• [What you have to do]:
Give, as a bare number, the count of lines that contain the word "image".

• [Dataset extract]:
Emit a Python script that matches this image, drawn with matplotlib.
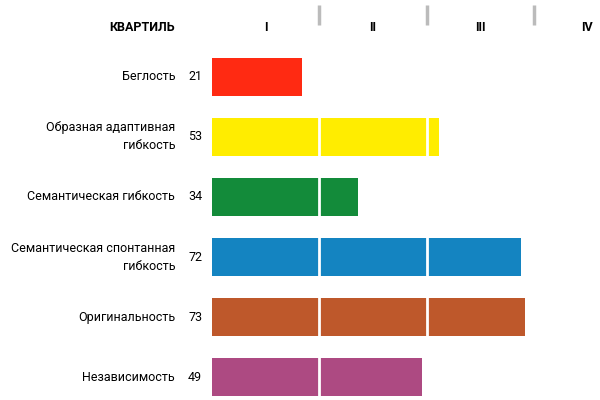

==

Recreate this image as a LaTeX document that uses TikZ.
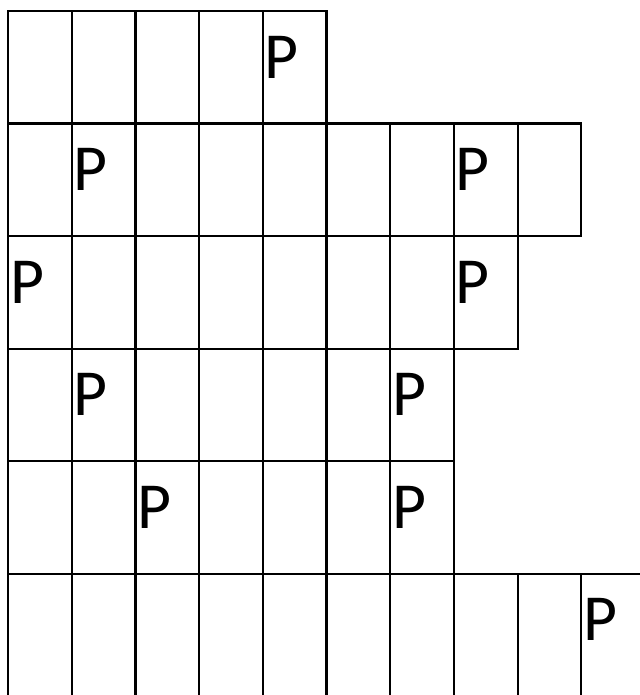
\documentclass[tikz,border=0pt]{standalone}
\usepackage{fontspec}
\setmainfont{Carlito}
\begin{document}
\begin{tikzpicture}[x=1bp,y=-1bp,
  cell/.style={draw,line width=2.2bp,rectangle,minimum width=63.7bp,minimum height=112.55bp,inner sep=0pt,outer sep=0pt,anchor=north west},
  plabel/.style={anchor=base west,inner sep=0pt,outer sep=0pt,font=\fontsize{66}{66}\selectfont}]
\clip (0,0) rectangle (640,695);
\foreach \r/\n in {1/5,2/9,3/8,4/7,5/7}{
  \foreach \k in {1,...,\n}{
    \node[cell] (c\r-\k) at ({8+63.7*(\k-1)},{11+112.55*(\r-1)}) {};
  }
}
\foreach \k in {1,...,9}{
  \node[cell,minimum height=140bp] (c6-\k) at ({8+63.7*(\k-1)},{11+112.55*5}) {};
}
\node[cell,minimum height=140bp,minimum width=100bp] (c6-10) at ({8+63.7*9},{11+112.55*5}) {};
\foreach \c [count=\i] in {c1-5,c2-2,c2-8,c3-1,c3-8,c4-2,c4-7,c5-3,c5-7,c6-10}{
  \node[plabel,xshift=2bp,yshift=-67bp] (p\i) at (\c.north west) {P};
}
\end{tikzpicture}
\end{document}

• [Answer to this task]:
2